The image showed a smashed car window with the text overlay: "Hope you enjoy the Stanley Cup."

"This incident highlights the importance of making sure you don’t leave any valuables in your car. As cars have clear windows, anything left in your vehicle, especially overnight, can attract thieves who are looking for anything of monetary value," Keith Hawes, director of Nationwide Vehicle Contracts said.

"It can be easy to forget the cost of your everyday products, but this shows the importance of clearing your car every time you leave it to ensure you aren’t targeted.

"This is especially important if you lease your car and do not own it, as it needs to come back in good condition once the contract ends."


Experts at the company shared eight invaluable tips for keeping cars and valuables safe from thieves:

Remove any valuables from your car

"One of the main reasons thieves break into a car is because they’ve seen something inside that has value, such as a phone, laptop, or even a Stanley Cup.

"If you don’t want to remove some items from the car, make sure you hide them from view.

"Typical areas are the glove box or under the seats, but you can get creative and hide valuables under floor mats, in the spare wheel, and between the seat cushions.
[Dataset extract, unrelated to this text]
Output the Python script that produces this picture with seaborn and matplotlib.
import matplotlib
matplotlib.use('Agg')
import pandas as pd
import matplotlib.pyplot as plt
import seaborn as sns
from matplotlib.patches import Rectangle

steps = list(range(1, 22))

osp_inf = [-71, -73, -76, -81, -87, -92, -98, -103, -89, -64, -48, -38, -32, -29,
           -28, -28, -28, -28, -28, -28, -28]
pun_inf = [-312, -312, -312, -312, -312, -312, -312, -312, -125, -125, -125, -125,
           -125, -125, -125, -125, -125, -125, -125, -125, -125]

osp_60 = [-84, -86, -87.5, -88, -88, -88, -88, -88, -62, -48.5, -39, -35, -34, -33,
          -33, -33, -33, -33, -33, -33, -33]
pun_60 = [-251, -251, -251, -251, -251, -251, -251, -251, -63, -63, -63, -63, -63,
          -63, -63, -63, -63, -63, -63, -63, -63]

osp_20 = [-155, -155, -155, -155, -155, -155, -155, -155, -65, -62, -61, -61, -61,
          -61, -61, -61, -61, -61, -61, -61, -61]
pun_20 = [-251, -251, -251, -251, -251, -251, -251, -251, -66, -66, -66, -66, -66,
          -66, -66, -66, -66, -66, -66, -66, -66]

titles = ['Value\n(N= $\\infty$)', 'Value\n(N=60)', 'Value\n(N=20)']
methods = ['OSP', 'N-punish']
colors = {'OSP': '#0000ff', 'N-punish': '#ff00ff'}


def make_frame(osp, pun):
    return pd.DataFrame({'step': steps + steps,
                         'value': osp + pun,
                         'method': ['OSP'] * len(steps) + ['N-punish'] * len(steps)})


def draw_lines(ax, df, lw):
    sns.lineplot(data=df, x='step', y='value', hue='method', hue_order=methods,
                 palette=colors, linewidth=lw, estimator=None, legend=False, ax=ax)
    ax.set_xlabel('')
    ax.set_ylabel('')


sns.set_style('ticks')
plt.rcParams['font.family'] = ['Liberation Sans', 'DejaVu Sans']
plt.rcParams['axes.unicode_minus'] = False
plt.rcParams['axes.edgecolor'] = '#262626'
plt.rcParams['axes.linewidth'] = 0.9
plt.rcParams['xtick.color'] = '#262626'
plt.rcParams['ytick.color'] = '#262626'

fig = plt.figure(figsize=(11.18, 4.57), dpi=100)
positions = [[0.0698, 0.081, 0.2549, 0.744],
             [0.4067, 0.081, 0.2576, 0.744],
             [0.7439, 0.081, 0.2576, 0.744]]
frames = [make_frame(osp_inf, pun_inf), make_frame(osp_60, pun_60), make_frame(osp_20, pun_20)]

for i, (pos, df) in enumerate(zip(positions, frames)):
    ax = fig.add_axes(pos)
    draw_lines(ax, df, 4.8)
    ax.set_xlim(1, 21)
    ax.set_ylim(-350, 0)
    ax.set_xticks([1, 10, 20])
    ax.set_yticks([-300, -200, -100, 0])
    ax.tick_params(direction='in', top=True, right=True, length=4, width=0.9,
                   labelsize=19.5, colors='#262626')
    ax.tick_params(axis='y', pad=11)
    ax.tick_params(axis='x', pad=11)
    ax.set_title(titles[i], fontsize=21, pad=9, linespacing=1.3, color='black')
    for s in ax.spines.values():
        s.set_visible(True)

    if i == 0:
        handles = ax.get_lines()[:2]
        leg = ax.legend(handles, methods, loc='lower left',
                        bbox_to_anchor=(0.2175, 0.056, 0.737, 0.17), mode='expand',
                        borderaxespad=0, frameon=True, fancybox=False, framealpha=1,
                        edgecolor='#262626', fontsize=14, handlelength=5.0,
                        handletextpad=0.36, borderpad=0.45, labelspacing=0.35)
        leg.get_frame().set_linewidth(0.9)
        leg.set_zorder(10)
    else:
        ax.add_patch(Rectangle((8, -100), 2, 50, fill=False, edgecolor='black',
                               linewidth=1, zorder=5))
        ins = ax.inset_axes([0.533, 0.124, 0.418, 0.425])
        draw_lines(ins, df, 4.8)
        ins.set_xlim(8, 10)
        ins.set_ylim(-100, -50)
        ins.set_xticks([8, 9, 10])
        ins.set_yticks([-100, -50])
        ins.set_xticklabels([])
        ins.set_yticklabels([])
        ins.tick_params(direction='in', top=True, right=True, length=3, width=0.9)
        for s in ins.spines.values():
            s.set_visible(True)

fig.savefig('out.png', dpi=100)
But we recommend removing all valuables from your car as soon as you get home or leave it."

Keep your keys out of sight at home

"Having your keys near your front door is great for convenience in the morning but also for opportunistic car thieves. It’s common for thieves to try and get a hold of the keys by fishing for them through the letterbox or an open ground-floor window. To prevent this, keep your keys in a secure location that’s out of sight."
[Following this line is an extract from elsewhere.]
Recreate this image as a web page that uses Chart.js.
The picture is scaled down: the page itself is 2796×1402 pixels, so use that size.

Prevent keyless entry fraud

"Cars with keyless entry automatically lock when the keys are within a certain distance of the vehicle. You don’t have to do anything at all; the car will open as long as you’ve got your keys with you. Thieves are increasingly trying to clone the signal emitted from your keys, thus enabling them to open the car and steal it."

A few simple steps can avoid this:

  • When at home, keep your keys well away from your car
  • Turn off the wireless signal on your keys when at home
  • Put the keys in a signal-blocking pouch

Park responsibly

"This is one of the most effective ways to ensure that your car remains safe whilst at home. If you have a garage or a driveway at home, make sure you use them. Although it may be a bit more awkward than parking outside your house, it massively decreases the chances of your car or its items being stolen. If your house or flat has no secure parking, make sure you park in a well-lit area."

Install a security light

"Installing a security light in your driveway will deter thieves. Car thieves like to use the cover of darkness to mask their work, and a security light will often scare them away. Security lights cost around £20, so they are worth the cost."

Install a CCTV camera

"CCTV cameras will deter car thieves and help you identify them. Installing a CCTV camera system at home is not cheap, but the security benefits are worth it and there are a range of different options for homeowners to choose from."

Buy a steering wheel lock

"Most of the time, car thieves who want a quick turnaround will walk past a car with a steering wheel lock. If a thief does choose your car, a steering wheel lock may give you an extra few seconds to spot them."

Always lock your car

"Lock your vehicle whenever you leave it. Even if you’re unloading some shopping or filling up the car for a day trip away, lock the car whenever you leave its sight.

"You should especially do this if your car has wing mirrors that fold in when it’s locked. Some thieves target modern cars whose wing mirrors are out, as there’s a greater chance the vehicle is unlocked."